RV – Quelles sont les relations que vous entretenez avec les autres Eglises dans le pays ?
Mgr Garmou – Nous avons des relations fraternelles entre évêques et prêtres, mais malheureusement, le dialogue œcuménique n’a pas assez été poussé. Nous nous contentons d’une rencontre de prière pour l’unité des chrétiens, une fois par an. Mais à mon avis, cela ne suffit pas. Il faut donc intensifier et approfondir le dialogue œcuménique pour répondre à la volonté de Jésus, afin que tous ceux qui croient en Lui « soient un, afin que le monde croie ».
RV – Qu’attendez vous de cette visite Ad limina et de la rencontre avec le Saint Père ?

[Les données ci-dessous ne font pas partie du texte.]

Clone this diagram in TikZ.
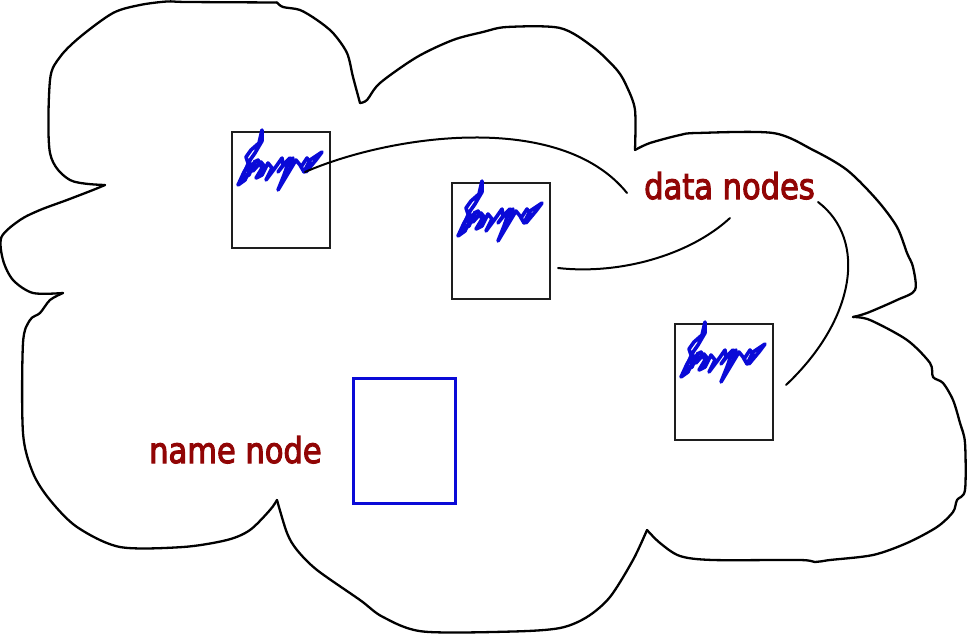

Mgr Garmou – Cette visite traditionnelle manifeste, avant tout, la communion des évêques du monde entier avec l’Evêque de Rome qui est aussi le Pasteur universel de l’Eglise catholique. Ainsi, nous aussi, évêques catholiques d’Iran, nous venons pour manifester cette communion avec le Saint Père. Nous attendons par ailleurs qu’il nous confirme dans la foi, dans la profonde conviction que nous avons une mission à accomplir en Iran. Nous souhaitons aussi que le Saint-Siège soit plus informé sur la situation des chrétiens en Iran : nous espérons que cette visite nous aidera à être mieux compris par les différents dicastères (…) pour établir une collaboration plus utile et fructueuse pour l’Eglise.